A lawsuit in New York is started by the filing of a complaint with the appropriate court and the service of suit papers on the defendant. (The party suing is called the “plaintiff” or “petitioner” and the party being sued is called the “defendant” or “respondent.” The party serving suit papers on the defendant is called the “process-server.”)
Many defendants incorrectly think that they cannot be successfully sued if they are able to dodge the process-server. That is not true, and very little can be achieved by seeking to outwit the process-server.
Under New York law, so-called “substitute service” may be properly effected if the process-server leaves a copy of the suit documents with a person of “suitable age and discretion” at the defendant’s home or place of work. In a landlord-tenant case, the papers must be left with someone who is responsible who lives or works at the defendant’s home.

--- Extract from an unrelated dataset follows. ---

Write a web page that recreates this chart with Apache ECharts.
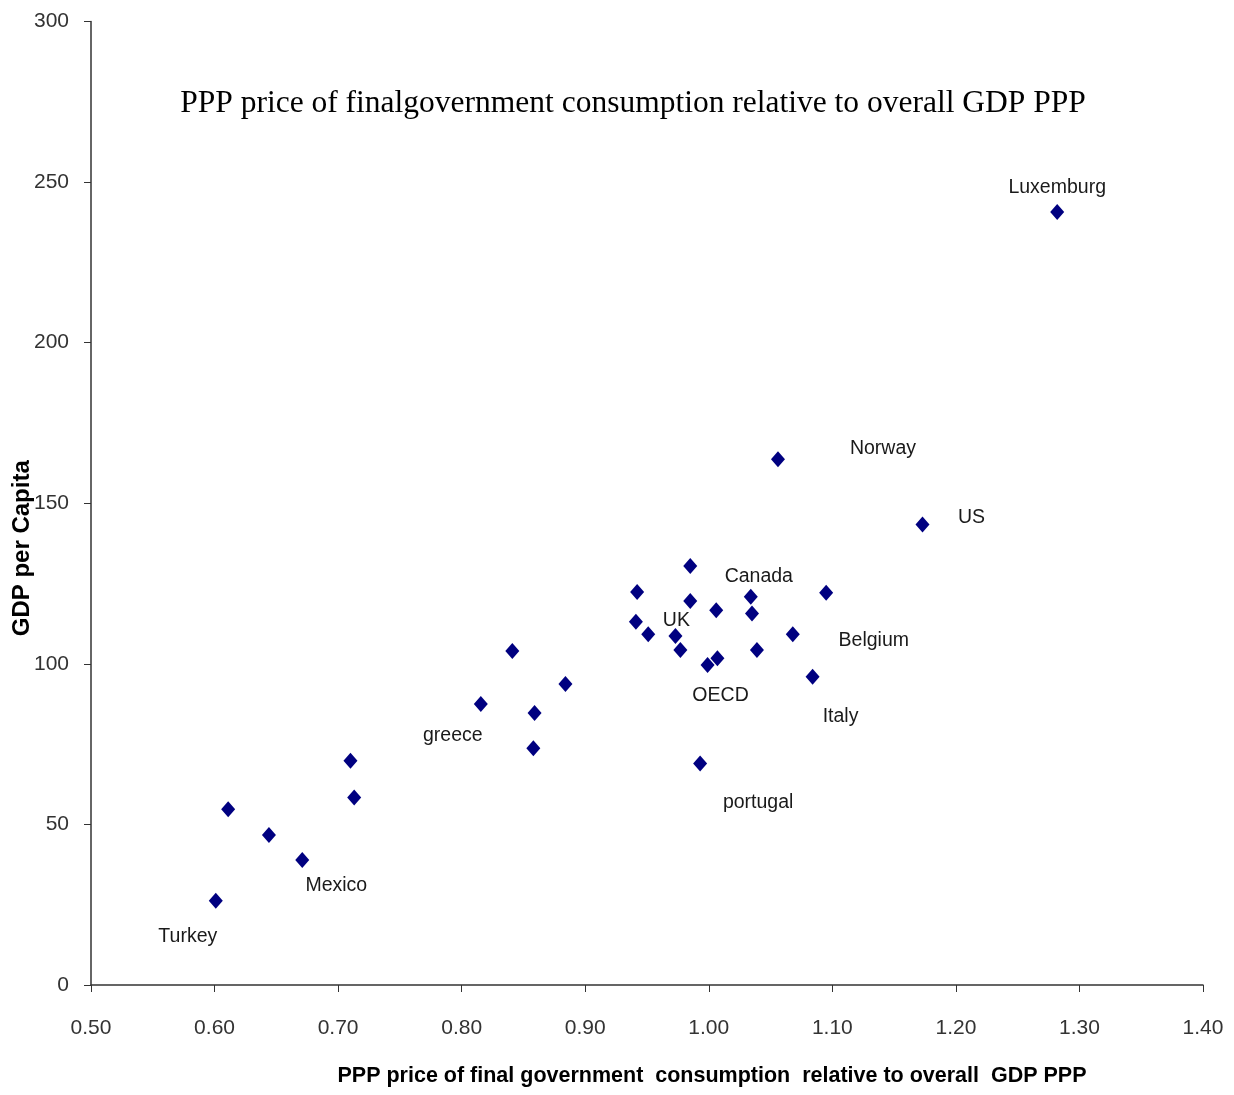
<!DOCTYPE html>
<html>
<head>
<meta charset="utf-8">
<script src="https://cdn.jsdelivr.net/npm/echarts@6/dist/echarts.min.js"></script>
<style>
html,body{margin:0;padding:0;background:#fff;}
#chart{width:1234px;height:1095px;}
</style>
</head>
<body>
<div id="chart"></div>
<script>
// Data
var countries = ['Turkey','','','Mexico','','','','greece','','','','','','','','Canada','','Belgium','','','UK','','OECD','','','','Italy','portugal','Norway','US','Luxemburg'];
var xValues = [0.601,0.611,0.644,0.671,0.710,0.713,0.858,0.8155,0.841,0.859,0.884,0.985,0.942,0.985,1.006,1.034,1.035,1.068,0.941,0.951,0.973,0.977,0.999,1.007,1.039,1.095,1.084,0.993,1.056,1.173,1.282];
var yValues = [26.2,54.7,46.7,38.9,69.8,58.4,73.7,87.5,104.0,84.7,93.7,130.5,122.4,119.6,116.7,120.9,115.7,109.2,113.1,109.2,108.7,104.3,99.6,101.7,104.3,122.1,96.0,69.0,163.7,143.4,240.7];
var xTicks = ['0.50','0.60','0.70','0.80','0.90','1.00','1.10','1.20','1.30','1.40'];
var yTicks = [0,50,100,150,200,250,300];

var labelOffsets = {
  'Luxemburg':[0,-24],'Norway':[105,-11],'US':[49,-7],'Canada':[8,-20],'UK':[1,-15],
  'Belgium':[81,6],'OECD':[13,31],'Italy':[28,40],'portugal':[58,39],'greece':[-28,32],
  'Mexico':[34,26],'Turkey':[-28,36]
};
var labelFont = '"Liberation Sans Narrow", "Liberation Sans", Arial, sans-serif';

var data = xValues.map(function(x,i){
  var item = {value:[x,yValues[i]], name:countries[i]};
  var n = countries[i];
  if(n){
    item.label = {show:true, formatter:n, position:'inside', offset:labelOffsets[n],
      color:'#1a1a1a', fontSize:19.5, fontFamily:labelFont};
  }
  return item;
});

var chart = echarts.init(document.getElementById('chart'));
chart.setOption({
  animation:false,
  backgroundColor:'#fff',
  title:{
    text:'PPP price of finalgovernment consumption relative to overall GDP PPP',
    left:628, top:83, textAlign:'center',
    textStyle:{fontFamily:'"Liberation Serif", "Times New Roman", serif', fontWeight:'normal', fontSize:31.5, color:'#000'}
  },
  grid:{left:91, right:31, top:21.5, bottom:110, containLabel:false, outerBoundsMode:'none'},
  xAxis:{
    type:'value', min:0.5, max:1.4, interval:0.1,
    axisLine:{show:true, onZero:false, lineStyle:{color:'#333', width:1.5}},
    axisTick:{show:true, length:7, inside:false, lineStyle:{color:'#333'}},
    splitLine:{show:false},
    axisLabel:{margin:33, fontSize:21, color:'#333', fontFamily:labelFont,
      formatter:function(v){ var i=Math.round((v-0.5)*10); return xTicks[i]!==undefined?xTicks[i]:''; }},
    name:'PPP price of final government  consumption  relative to overall  GDP PPP',
    nameLocation:'middle', nameGap:80, nameMoveOverlap:false,
    nameTextStyle:{fontSize:21.5, fontWeight:'bold', color:'#000', fontFamily:labelFont, padding:[0,0,0,130]}
  },
  yAxis:{
    type:'value', min:0, max:300, interval:50,
    axisLine:{show:true, onZero:false, lineStyle:{color:'#333', width:1.5}},
    axisTick:{show:true, length:7, inside:false, lineStyle:{color:'#333'}},
    splitLine:{show:false},
    axisLabel:{margin:22, fontSize:21, color:'#333', fontFamily:labelFont,
      formatter:function(v){ return yTicks.indexOf(v)>=0 ? String(v) : ''; }},
    name:'GDP per Capita', nameLocation:'middle', nameGap:57, nameMoveOverlap:false,
    nameTextStyle:{fontSize:24, fontWeight:'bold', color:'#000', fontFamily:'"Liberation Sans", Arial, sans-serif', padding:[0,90,0,0]}
  },
  series:[{
    type:'scatter',
    symbol:'diamond',
    symbolSize:[14,16],
    itemStyle:{color:'#000080', opacity:1},
    emphasis:{disabled:true},
    data:data
  }]
});
</script>
</body>
</html>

In such a case, legal papers cannot be left at the defendant’s work.
Further, if the process-server makes at least two attempts on different days or at different times on the same day to deliver the legal papers, but cannot find the defendant or responsible substitute, the process-server can effect service by leaving the papers in a “conspicuous place.”
In a civil case, that means the papers can be taped to the defendant’s door at his or her home or place of work.
In a landlord-tenant case, the papers can be taped to the door or slipped under the door of the defendant’s home. The suit papers cannot be left at the defendant’s place of work in a landlord-tenant case.
If service is done by conspicuous service, the papers also have to be mailed to the defendant.
Thus, the process-server has three methods by which to achieve service and there is little to be gained by ignoring service, whether effected personally, or by substitute or conspicuous service.